9. I admire the many saints who have sacrificed their lives to serve their brothers and sisters out of love for Christ.

10. Although the Catholic Church has made many mistakes, and her hierarchs and devotees have at times behaved badly, nevertheless I believe that the core of goodness and truth at the marrow of the Church is still in touch with the Holy Spirit and will persist in some form to the end of time.

11. Although the Catholic Church has many family feuds within it, I believe that there is hope that these will be healed some day, bringing Romans, Eastern Orthodox, Protestants, and Evangelicals together in unity of faith and worship. Admittedly, this may be a long time in coming.

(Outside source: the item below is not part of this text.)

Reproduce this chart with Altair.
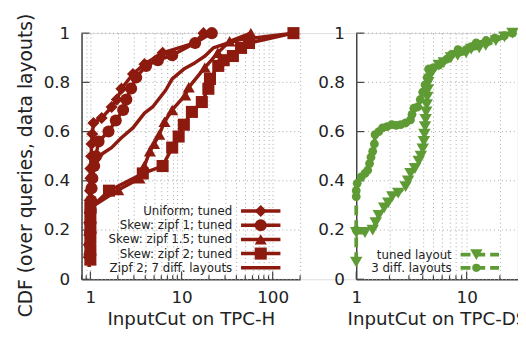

12. Although the Catholic Church has at times dabbled in Politics and Business (often to her shame), I am delighted to see a trend out of these arenas and back to her traditional roles as teacher, evangelizer, motivator, admonisher, confessor, sanctifier, and mediator between God and Man. Politicians and businessmen need to hear what the Church has to say.

Dec 16th 2013 new
(quote) Gerald-283546 said:

Above I just rebutted the silliness of still believing that all who are not Roman Catholic are damned. I stand by what I have written there.

Doctrine of the Catholic Church is silliness, eh? Yes, the doctrine does realize there are some exceptions, but not nearly as many as people would like to believe.